Abstract

A novel metaheuristic algorithm has been presented based on the physical significance of palm tree leaves and petioles, which can themselves water and fertilize with their unique architecture. Palm tree leaves collect almost all the raindrops that fall on the tree, which drags the nutrient-rich dropping of crawlers and birds that inhabit it and funnel them back to the palm tree’s roots. The proposed Palm Tree Optimization (PTO) algorithm is based on two main stages of rainwater before it reaches the trunk. Stage one is that the rainwater drops search for petioles in the local search space of a particular leaf, and stage two involves that the rainwater drops after reaching the petioles search for trunk to funnel back to the root along with nutrients.
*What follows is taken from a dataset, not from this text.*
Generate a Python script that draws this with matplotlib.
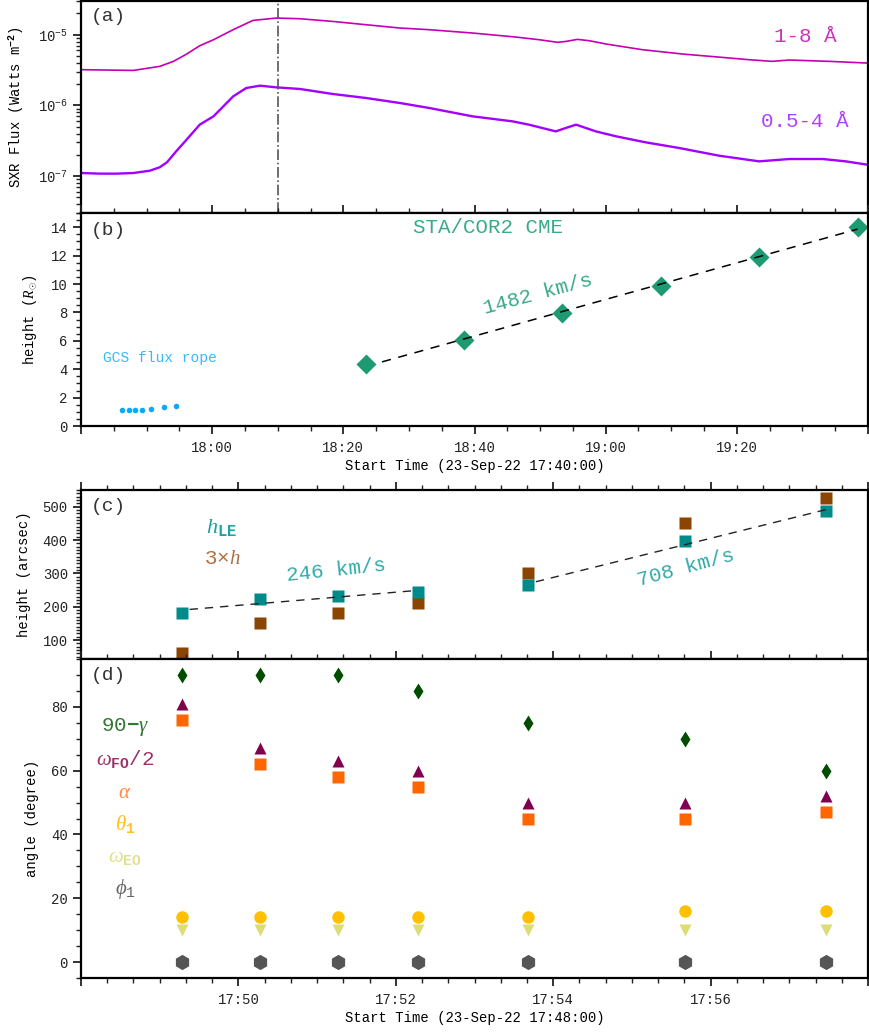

The performance of PTO in searching for global optima is tested on 33 Standard Benchmark Functions (SBF), 29 constrained optimization problems from IEEE-CEC2017 and real-world optimization problems from IEEE-CEC2011 competition especially for testing the evolutionary algorithms. Mathematical benchmark functions are classified into six groups as unimodal, multimodal, plate & valley-shaped, steep ridges, hybrid functions and composition functions which are used to check the exploration and exploitation capabilities of the algorithm. The experimental results prove the effectiveness of the proposed algorithm with better search ability over different classes of benchmark functions and real-world applications.